Publication information
Publisher Last Gasp
Format Standard
Genre Underground comix
Publication date July 1970
Number of issues 1
Creative team
Artist(s) Trina Robbins, Willy Mendes, Nancy Kalish, Carole Kalish, Lisa Lyons, Meredith Kurtzman, Michele Brand
Editor(s) Trina Robbins and Barbara "Willy" Mendes

It Ain't Me Babe Comix is a one-shot underground comic book published in 1970. It is the first comic book produced entirely by women. It was co-produced by Trina Robbins and Barbara "Willy" Mendes, and published by Last Gasp. Robbins and other staff members from a feminist newspaper in Berkeley, California, also called It Ain't Me, Babe, contributed. Many of the creators from the It Ain't Me Babe comic went on to contribute to the long-running series Wimmen's Comix.

Female cartoonists Robbins, Mendes, and "Hurricane" Nancy Kalish (who sometimes signed her work "Panzika") were frustrated with the boy's club atmosphere of underground comix, which was dominated by male artists glorying in their depictions of sex, drugs and rock & roll — and the casual misogyny typical of those stories. The editors recruited other contributors, including Carole Kalish, Lisa Lyons (a cartoonist for a socialist newspaper), Meredith Kurtzman (daughter of Mad magazine creator Harvey Kurtzman), and Michele Brand (Roger Brand's wife), who "simply knew how to draw".

Last Gasp publisher Ron Turner was interested in publishing a comic tied to the women's liberation movement, and he paid Robbins $1,000 for the publishing rights.

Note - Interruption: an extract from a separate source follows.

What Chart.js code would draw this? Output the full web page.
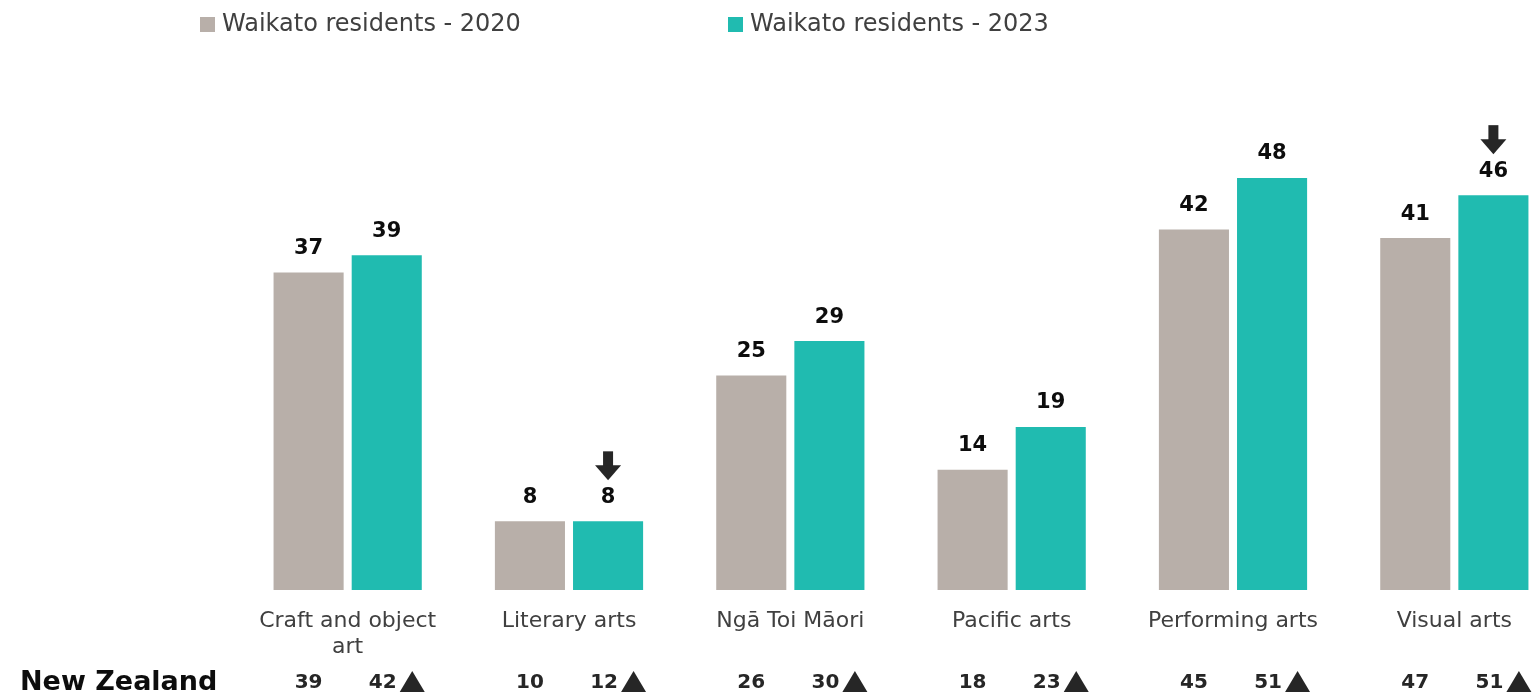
<!DOCTYPE html>
<html>
<head>
<meta charset="utf-8">
<script src="https://cdn.jsdelivr.net/npm/chart.js@4/dist/chart.umd.min.js"></script>
<style>
  html, body { margin: 0; padding: 0; background: #fff; overflow: hidden; }
  #wrap { width: 1566px; height: 696px; }
</style>
</head>
<body>
<div id="wrap"><canvas id="c" width="1566" height="696"></canvas></div>
<script>
const categories = [["Craft and object", "art"], "Literary arts", "Ngā Toi Māori", "Pacific arts", "Performing arts", "Visual arts"];
const seriesNames = ["Waikato residents - 2020", "Waikato residents - 2023"];
const waikato2020 = [37, 8, 25, 14, 42, 41];
const waikato2023 = [39, 8, 29, 19, 48, 46];
const waikato2023Down = [false, true, false, false, false, true];
const nz2020 = [39, 10, 26, 18, 45, 47];
const nz2023 = [42, 12, 30, 23, 51, 51];
const nz2023Up = [true, true, true, true, true, true];
const rowLabel = "New Zealand";

const GREY = "#B8AFA9";
const TEAL = "#20BBB0";
const DARK = "#262626";
const FONT = "'DejaVu Sans', sans-serif";

const overlay = {
  id: "overlay",
  afterDatasetsDraw(chart) {
    const ctx = chart.ctx;
    ctx.save();
    // value labels
    ctx.textAlign = "center";
    ctx.textBaseline = "middle";
    ctx.font = "bold 21px " + FONT;
    chart.data.datasets.forEach((ds, di) => {
      const meta = chart.getDatasetMeta(di);
      meta.data.forEach((bar, i) => {
        ctx.fillStyle = "#0d0d0d";
        ctx.fillText(String(ds.data[i]), bar.x, bar.y - 24);
        if (di === 1 && waikato2023Down[i]) {
          const top = bar.y - 70, bot = bar.y - 41, cx = bar.x;
          ctx.fillStyle = DARK;
          ctx.fillRect(cx - 5, top, 10, 15);
          ctx.beginPath();
          ctx.moveTo(cx - 13, top + 14);
          ctx.lineTo(cx + 13, top + 14);
          ctx.lineTo(cx, bot);
          ctx.closePath();
          ctx.fill();
        }
      });
    });
    // New Zealand row
    const rowY = 683;
    ctx.fillStyle = "#0d0d0d";
    ctx.textAlign = "left";
    ctx.font = "bold 27px " + FONT;
    ctx.fillText(rowLabel, 20, rowY);
    ctx.font = "bold 20px " + FONT;
    ctx.fillStyle = DARK;
    ctx.textAlign = "center";
    const m0 = chart.getDatasetMeta(0), m1 = chart.getDatasetMeta(1);
    m0.data.forEach((bar, i) => {
      ctx.fillText(String(nz2020[i]), bar.x, rowY);
    });
    m1.data.forEach((bar, i) => {
      ctx.fillText(String(nz2023[i]), bar.x - 4, rowY);
      if (nz2023Up[i]) {
        const l = bar.x + 13;
        ctx.beginPath();
        ctx.moveTo(l, rowY + 9);
        ctx.lineTo(l + 25, rowY + 9);
        ctx.lineTo(l + 12.5, rowY - 12);
        ctx.closePath();
        ctx.fill();
      }
    });
    // legend
    ctx.font = "24px " + FONT;
    ctx.textAlign = "left";
    const legendX = [200, 728];
    chart.data.datasets.forEach((ds, di) => {
      ctx.fillStyle = ds.backgroundColor;
      ctx.fillRect(legendX[di], 17, 15, 15);
      ctx.fillStyle = "#404040";
      ctx.fillText(ds.label, legendX[di] + 22, 25);
    });
    ctx.restore();
  }
};

new Chart(document.getElementById("c"), {
  type: "bar",
  data: {
    labels: categories,
    datasets: [
      { label: seriesNames[0], data: waikato2020, backgroundColor: GREY, categoryPercentage: 0.706, barPercentage: 0.897 },
      { label: seriesNames[1], data: waikato2023, backgroundColor: TEAL, categoryPercentage: 0.706, barPercentage: 0.897 }
    ]
  },
  options: {
    responsive: false,
    animation: false,
    layout: { padding: { top: 75, left: 237, right: 1, bottom: 0 } },
    plugins: { legend: { display: false }, tooltip: { enabled: false } },
    scales: {
      y: { display: false, min: 0, max: 60 },
      x: {
        grid: { display: false, drawTicks: false },
        border: { display: false },
        ticks: { color: "#404040", font: { family: FONT, size: 22 }, padding: 18, maxRotation: 0, autoSkip: false },
        afterFit(scale) { scale.height = 106; }
      }
    }
  },
  plugins: [overlay]
});
</script>
</body>
</html>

The 36-page one-shot was published in July 1970. The cover of the first printing featured Olive Oyl, Little Lulu, Wonder Woman, Sheena, Queen of the Jungle, Mary Marvel and Elsie the Cow on a blue-and-fuscia background with the words "women's liberation"; the second and third covers featured the same characters on a dark-blue-and-green background. The first print run sold 20,000 copies; the second and third sold 10,000 each.